> GOAL:
In this exercise, return the whole listing exactly, excluding any images.

> DATA EXTRACT:

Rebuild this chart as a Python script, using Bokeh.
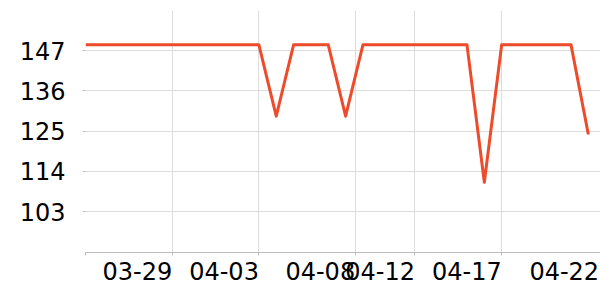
from bokeh.plotting import figure
from bokeh.models import FixedTicker, Range1d
from bokeh.embed import file_html
from bokeh.resources import INLINE

# data
dates = ["03-24", "03-25", "03-26", "03-27", "03-28", "03-29", "03-30", "03-31",
         "04-01", "04-02", "04-03", "04-04", "04-05", "04-06", "04-07", "04-08",
         "04-09", "04-10", "04-11", "04-12", "04-13", "04-14", "04-15", "04-16",
         "04-17", "04-18", "04-19", "04-20", "04-21", "04-22"]
values = [148.6, 148.6, 148.6, 148.6, 148.6, 148.6, 148.6, 148.6,
          148.6, 148.6, 148.6, 129.1, 148.6, 148.6, 148.6, 129.1,
          148.6, 148.6, 148.6, 148.6, 148.6, 148.6, 148.6, 111.0,
          148.6, 148.6, 148.6, 148.6, 148.6, 124.1]
y_ticks = [103, 114, 125, 136, 147]
x_tick_pos = [0, 5, 10, 15.55, 19, 24]
x_label_pos = [5, 10, 15.55, 19, 24, 29.62]
x_tick_labels = ["03-29", "04-03", "04-08", "04-12", "04-17", "04-22"]

x = list(range(len(dates)))

p = figure(width=600, height=300, output_backend="svg", toolbar_location=None,
           x_range=Range1d(0, 29.7), y_range=Range1d(91.8, 158.0),
           min_border_left=85, min_border_right=0, min_border_top=10,
           min_border_bottom=48)
p.outline_line_color = None
p.background_fill_color = "white"
p.border_fill_color = "white"

p.line(x, values, line_color="#ee4b2b", line_width=3, line_join="round")

font = "DejaVu Sans"
# labels right-aligned to their tick positions (centres shifted by half a label width);
# visible tick marks are drawn as "minor" ticks at the grid positions
half_label_days = 2.01
label_centers = [pos - half_label_days for pos in x_label_pos]
p.xaxis.ticker = FixedTicker(ticks=label_centers, minor_ticks=x_tick_pos)
p.xaxis.major_label_overrides = {c: t for c, t in zip(label_centers, x_tick_labels)}
p.xaxis.axis_line_color = "#bbbbbb"
p.xaxis.major_tick_line_color = None
p.xaxis.major_tick_out = 3
p.xaxis.major_tick_in = 0
p.xaxis.minor_tick_line_color = "#bbbbbb"
p.xaxis.minor_tick_out = 3
p.xaxis.minor_tick_in = 0
p.xaxis.major_label_standoff = 6
p.xaxis.major_label_text_font = font
p.xaxis.major_label_text_font_size = "24px"
p.xaxis.major_label_text_color = "black"

p.yaxis.ticker = FixedTicker(ticks=y_ticks)
p.yaxis.axis_line_color = None
p.yaxis.minor_tick_line_color = None
p.yaxis.major_tick_line_color = "#bbbbbb"
p.yaxis.major_tick_out = 3
p.yaxis.major_tick_in = 0
p.yaxis.major_label_standoff = 17
p.yaxis.major_label_text_font = font
p.yaxis.major_label_text_font_size = "24px"
p.yaxis.major_label_text_color = "black"

p.xgrid.ticker = FixedTicker(ticks=x_tick_pos)
p.xgrid.grid_line_color = "#dddddd"
p.ygrid.grid_line_color = "#dddddd"

open("out.html", "w").write(file_html(p, INLINE))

> THE COMPLETED TASK:
Rebuild this chart as a Python script, using Bokeh.
from bokeh.plotting import figure
from bokeh.models import FixedTicker, Range1d
from bokeh.embed import file_html
from bokeh.resources import INLINE

# data
dates = ["03-24", "03-25", "03-26", "03-27", "03-28", "03-29", "03-30", "03-31",
         "04-01", "04-02", "04-03", "04-04", "04-05", "04-06", "04-07", "04-08",
         "04-09", "04-10", "04-11", "04-12", "04-13", "04-14", "04-15", "04-16",
         "04-17", "04-18", "04-19", "04-20", "04-21", "04-22"]
values = [148.6, 148.6, 148.6, 148.6, 148.6, 148.6, 148.6, 148.6,
          148.6, 148.6, 148.6, 129.1, 148.6, 148.6, 148.6, 129.1,
          148.6, 148.6, 148.6, 148.6, 148.6, 148.6, 148.6, 111.0,
          148.6, 148.6, 148.6, 148.6, 148.6, 124.1]
y_ticks = [103, 114, 125, 136, 147]
x_tick_pos = [0, 5, 10, 15.55, 19, 24]
x_label_pos = [5, 10, 15.55, 19, 24, 29.62]
x_tick_labels = ["03-29", "04-03", "04-08", "04-12", "04-17", "04-22"]

x = list(range(len(dates)))

p = figure(width=600, height=300, output_backend="svg", toolbar_location=None,
           x_range=Range1d(0, 29.7), y_range=Range1d(91.8, 158.0),
           min_border_left=85, min_border_right=0, min_border_top=10,
           min_border_bottom=48)
p.outline_line_color = None
p.background_fill_color = "white"
p.border_fill_color = "white"

p.line(x, values, line_color="#ee4b2b", line_width=3, line_join="round")

font = "DejaVu Sans"
# labels right-aligned to their tick positions (centres shifted by half a label width);
# visible tick marks are drawn as "minor" ticks at the grid positions
half_label_days = 2.01
label_centers = [pos - half_label_days for pos in x_label_pos]
p.xaxis.ticker = FixedTicker(ticks=label_centers, minor_ticks=x_tick_pos)
p.xaxis.major_label_overrides = {c: t for c, t in zip(label_centers, x_tick_labels)}
p.xaxis.axis_line_color = "#bbbbbb"
p.xaxis.major_tick_line_color = None
p.xaxis.major_tick_out = 3
p.xaxis.major_tick_in = 0
p.xaxis.minor_tick_line_color = "#bbbbbb"
p.xaxis.minor_tick_out = 3
p.xaxis.minor_tick_in = 0
p.xaxis.major_label_standoff = 6
p.xaxis.major_label_text_font = font
p.xaxis.major_label_text_font_size = "24px"
p.xaxis.major_label_text_color = "black"

p.yaxis.ticker = FixedTicker(ticks=y_ticks)
p.yaxis.axis_line_color = None
p.yaxis.minor_tick_line_color = None
p.yaxis.major_tick_line_color = "#bbbbbb"
p.yaxis.major_tick_out = 3
p.yaxis.major_tick_in = 0
p.yaxis.major_label_standoff = 17
p.yaxis.major_label_text_font = font
p.yaxis.major_label_text_font_size = "24px"
p.yaxis.major_label_text_color = "black"

p.xgrid.ticker = FixedTicker(ticks=x_tick_pos)
p.xgrid.grid_line_color = "#dddddd"
p.ygrid.grid_line_color = "#dddddd"

open("out.html", "w").write(file_html(p, INLINE))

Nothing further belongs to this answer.